Planning is the key to any investment strategy. You can look at properties all you want but until you have a plan and act on it you won’t get very far. You must think long term, short term and middle term.

Real estate investing is a long term strategy. Yes you can make short term profits, and you should. You use those profits to fuel your longer term strategies. I can not tell you how many people have called me up and wanted to get started investing right away. I ask them to come and see me so we can go over their plan so I can figure out how to best help them. No they just want to start looking at cheap houses. I cannot help that person unless of course it was a n experienced investor.

There are several approaches to investing in houses, and one of the main ones is buying and holding for the long term. They rent them out to well qualified tenants. Those renters pay down the landlords mortgage every month year after year.

A real estate agents market knowledge and experience can make them a great partner in your investment career. Finding homes that are in the right price range and in good condition will really boost your real estate investments. In later years long term rentals will provide a good income stream.

Re-habbing properties is another great property investment approach. I didn’t learn this until I was older after I had become a real estate agent. We bought run down properties and repaired them ourselves. Once we got them into great shape we sold them off again, using the profits to fund another deal.

There are many ways to sell properties. Today they call it flipping. Like in flip that house. This is one way to get investment capital without taking money away from your household income. Plus you could turn it into a rental if the NOI (net operating income) works for you.

Ok you don’t have the money to invest in a flip. What do you do. You wholesale a property to another investor or retail buyer. Find a great property and get it under contract. Then assign it to someone else for a little higher price.
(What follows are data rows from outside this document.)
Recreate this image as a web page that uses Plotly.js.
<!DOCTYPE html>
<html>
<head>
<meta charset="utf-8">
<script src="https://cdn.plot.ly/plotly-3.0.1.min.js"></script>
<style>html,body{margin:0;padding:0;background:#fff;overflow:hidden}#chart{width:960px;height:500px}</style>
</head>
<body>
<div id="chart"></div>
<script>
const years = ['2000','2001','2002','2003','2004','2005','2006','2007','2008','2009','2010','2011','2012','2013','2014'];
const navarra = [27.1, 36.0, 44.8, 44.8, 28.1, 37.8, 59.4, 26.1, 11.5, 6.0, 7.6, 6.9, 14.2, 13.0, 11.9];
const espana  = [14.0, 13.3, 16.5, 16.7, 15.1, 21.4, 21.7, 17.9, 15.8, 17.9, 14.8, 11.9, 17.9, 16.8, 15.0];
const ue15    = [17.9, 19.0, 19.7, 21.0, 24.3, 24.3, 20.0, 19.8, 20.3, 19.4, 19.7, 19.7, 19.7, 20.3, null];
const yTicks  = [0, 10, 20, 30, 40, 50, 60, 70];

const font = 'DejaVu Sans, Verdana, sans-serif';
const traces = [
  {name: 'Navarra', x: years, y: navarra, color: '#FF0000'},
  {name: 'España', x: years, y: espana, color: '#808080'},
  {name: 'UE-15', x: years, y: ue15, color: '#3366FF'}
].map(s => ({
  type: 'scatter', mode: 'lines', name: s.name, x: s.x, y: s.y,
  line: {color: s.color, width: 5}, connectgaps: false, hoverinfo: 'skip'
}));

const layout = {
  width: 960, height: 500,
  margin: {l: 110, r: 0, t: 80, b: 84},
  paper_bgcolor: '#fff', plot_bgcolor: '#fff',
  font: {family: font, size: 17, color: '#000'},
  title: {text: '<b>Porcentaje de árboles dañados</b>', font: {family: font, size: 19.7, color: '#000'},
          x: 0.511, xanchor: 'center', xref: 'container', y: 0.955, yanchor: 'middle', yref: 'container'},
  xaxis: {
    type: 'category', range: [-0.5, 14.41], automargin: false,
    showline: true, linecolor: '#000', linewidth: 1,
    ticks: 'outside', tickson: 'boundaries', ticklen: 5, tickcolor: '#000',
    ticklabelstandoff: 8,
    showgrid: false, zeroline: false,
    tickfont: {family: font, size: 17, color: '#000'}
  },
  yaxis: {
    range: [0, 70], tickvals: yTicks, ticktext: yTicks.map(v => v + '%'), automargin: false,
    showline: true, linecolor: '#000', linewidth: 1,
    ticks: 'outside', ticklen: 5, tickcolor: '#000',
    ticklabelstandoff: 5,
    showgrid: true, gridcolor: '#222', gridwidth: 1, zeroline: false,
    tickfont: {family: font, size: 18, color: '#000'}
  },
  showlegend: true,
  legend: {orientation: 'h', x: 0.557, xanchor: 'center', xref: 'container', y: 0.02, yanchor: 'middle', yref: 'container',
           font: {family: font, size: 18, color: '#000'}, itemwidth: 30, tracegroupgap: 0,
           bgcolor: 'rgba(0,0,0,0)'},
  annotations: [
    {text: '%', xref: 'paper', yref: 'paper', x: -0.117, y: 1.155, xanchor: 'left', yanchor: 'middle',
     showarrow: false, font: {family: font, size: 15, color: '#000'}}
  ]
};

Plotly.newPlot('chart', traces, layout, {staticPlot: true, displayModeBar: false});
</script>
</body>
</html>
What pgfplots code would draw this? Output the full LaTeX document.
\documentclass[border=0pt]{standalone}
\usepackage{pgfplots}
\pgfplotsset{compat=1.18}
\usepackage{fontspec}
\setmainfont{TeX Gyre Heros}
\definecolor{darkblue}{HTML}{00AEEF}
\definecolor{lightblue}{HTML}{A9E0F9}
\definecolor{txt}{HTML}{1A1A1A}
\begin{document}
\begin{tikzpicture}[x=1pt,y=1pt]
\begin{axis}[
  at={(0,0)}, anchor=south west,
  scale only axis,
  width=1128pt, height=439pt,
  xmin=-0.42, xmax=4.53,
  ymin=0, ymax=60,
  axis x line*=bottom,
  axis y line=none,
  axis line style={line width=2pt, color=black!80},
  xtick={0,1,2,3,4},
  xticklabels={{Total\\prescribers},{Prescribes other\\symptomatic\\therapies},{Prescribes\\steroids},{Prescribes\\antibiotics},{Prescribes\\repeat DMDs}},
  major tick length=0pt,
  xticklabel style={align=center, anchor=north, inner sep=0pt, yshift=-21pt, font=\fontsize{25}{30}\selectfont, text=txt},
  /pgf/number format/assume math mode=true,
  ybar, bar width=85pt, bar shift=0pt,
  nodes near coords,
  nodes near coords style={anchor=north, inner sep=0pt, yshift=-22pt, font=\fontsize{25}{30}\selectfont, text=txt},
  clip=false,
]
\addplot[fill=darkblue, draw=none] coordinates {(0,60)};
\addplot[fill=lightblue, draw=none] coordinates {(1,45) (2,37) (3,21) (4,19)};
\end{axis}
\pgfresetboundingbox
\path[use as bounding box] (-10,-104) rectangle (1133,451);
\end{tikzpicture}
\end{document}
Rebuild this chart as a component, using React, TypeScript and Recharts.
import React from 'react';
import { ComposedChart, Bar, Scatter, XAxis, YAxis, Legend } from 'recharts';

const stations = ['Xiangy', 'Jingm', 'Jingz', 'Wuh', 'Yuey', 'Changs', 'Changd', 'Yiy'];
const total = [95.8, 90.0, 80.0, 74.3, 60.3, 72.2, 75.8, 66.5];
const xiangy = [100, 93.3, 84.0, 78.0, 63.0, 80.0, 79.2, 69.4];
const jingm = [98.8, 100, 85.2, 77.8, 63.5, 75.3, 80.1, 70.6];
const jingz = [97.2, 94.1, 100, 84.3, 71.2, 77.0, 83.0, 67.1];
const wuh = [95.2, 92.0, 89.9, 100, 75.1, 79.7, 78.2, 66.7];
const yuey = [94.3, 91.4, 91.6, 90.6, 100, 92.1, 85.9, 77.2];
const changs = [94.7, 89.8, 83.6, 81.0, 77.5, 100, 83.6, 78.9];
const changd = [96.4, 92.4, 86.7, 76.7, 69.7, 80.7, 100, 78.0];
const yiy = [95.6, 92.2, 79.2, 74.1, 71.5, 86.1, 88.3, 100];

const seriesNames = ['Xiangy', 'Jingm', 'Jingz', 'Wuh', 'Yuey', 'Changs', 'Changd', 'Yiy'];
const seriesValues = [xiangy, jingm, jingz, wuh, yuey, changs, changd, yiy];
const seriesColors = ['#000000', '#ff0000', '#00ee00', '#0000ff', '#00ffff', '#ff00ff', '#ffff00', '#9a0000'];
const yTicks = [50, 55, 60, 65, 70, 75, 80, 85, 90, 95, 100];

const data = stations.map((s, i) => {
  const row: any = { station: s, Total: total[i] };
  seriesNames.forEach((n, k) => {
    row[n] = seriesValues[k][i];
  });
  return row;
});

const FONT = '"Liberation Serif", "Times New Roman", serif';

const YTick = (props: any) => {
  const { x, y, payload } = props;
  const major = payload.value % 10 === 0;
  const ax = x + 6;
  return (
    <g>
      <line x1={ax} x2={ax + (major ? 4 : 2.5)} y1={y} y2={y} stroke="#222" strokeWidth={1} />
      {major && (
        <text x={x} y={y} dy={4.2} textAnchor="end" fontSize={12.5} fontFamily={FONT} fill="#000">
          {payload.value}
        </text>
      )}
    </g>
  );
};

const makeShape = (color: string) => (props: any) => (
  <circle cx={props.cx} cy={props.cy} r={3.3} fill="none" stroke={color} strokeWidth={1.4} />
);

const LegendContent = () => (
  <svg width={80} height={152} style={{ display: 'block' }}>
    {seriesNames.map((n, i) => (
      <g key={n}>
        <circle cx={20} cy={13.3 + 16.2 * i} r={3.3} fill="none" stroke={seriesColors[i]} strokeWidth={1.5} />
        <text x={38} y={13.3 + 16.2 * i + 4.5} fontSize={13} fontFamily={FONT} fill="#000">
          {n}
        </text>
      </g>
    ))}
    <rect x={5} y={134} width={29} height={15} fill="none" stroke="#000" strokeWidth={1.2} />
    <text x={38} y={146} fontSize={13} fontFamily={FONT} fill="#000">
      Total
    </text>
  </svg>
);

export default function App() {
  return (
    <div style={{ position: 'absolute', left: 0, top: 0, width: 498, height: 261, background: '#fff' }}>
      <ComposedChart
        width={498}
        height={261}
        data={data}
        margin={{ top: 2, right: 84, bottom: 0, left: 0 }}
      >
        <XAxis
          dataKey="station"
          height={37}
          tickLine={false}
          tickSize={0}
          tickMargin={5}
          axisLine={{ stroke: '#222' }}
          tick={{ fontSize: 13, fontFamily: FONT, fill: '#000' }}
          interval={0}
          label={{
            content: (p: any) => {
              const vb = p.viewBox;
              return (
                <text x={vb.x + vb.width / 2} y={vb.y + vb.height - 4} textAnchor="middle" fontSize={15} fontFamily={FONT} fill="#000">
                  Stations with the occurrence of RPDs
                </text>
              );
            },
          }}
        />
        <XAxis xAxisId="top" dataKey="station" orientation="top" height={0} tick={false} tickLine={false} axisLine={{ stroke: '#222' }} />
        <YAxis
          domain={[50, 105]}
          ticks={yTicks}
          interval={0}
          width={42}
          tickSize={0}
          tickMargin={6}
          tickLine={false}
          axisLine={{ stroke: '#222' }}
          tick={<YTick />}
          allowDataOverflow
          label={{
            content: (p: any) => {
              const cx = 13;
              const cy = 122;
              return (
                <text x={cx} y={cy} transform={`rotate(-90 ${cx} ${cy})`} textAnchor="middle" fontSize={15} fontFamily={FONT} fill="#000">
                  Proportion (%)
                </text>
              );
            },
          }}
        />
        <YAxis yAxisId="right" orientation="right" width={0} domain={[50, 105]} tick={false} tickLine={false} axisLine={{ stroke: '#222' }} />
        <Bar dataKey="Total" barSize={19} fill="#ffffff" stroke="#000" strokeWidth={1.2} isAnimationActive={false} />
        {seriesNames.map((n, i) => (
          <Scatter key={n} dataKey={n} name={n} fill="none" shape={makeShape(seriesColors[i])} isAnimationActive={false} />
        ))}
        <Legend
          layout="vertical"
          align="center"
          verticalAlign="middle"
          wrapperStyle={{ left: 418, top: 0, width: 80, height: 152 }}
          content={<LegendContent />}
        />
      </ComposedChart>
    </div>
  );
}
No ownership hassles, no closing hassles, yet you get cash. No wonder many people make a good living just doing wholesale. For me it is just one of the three approaches that will , with due diligence and effort, generate profits. Your funds to invest increase, providing a lift to your other two approaches.

If you think long term and short term and use these three approaches you can do quite well for yourself. Your equity and holdings should grow steadily over the long term. Be steady and consistent and you will win with these investment techniques when others do not.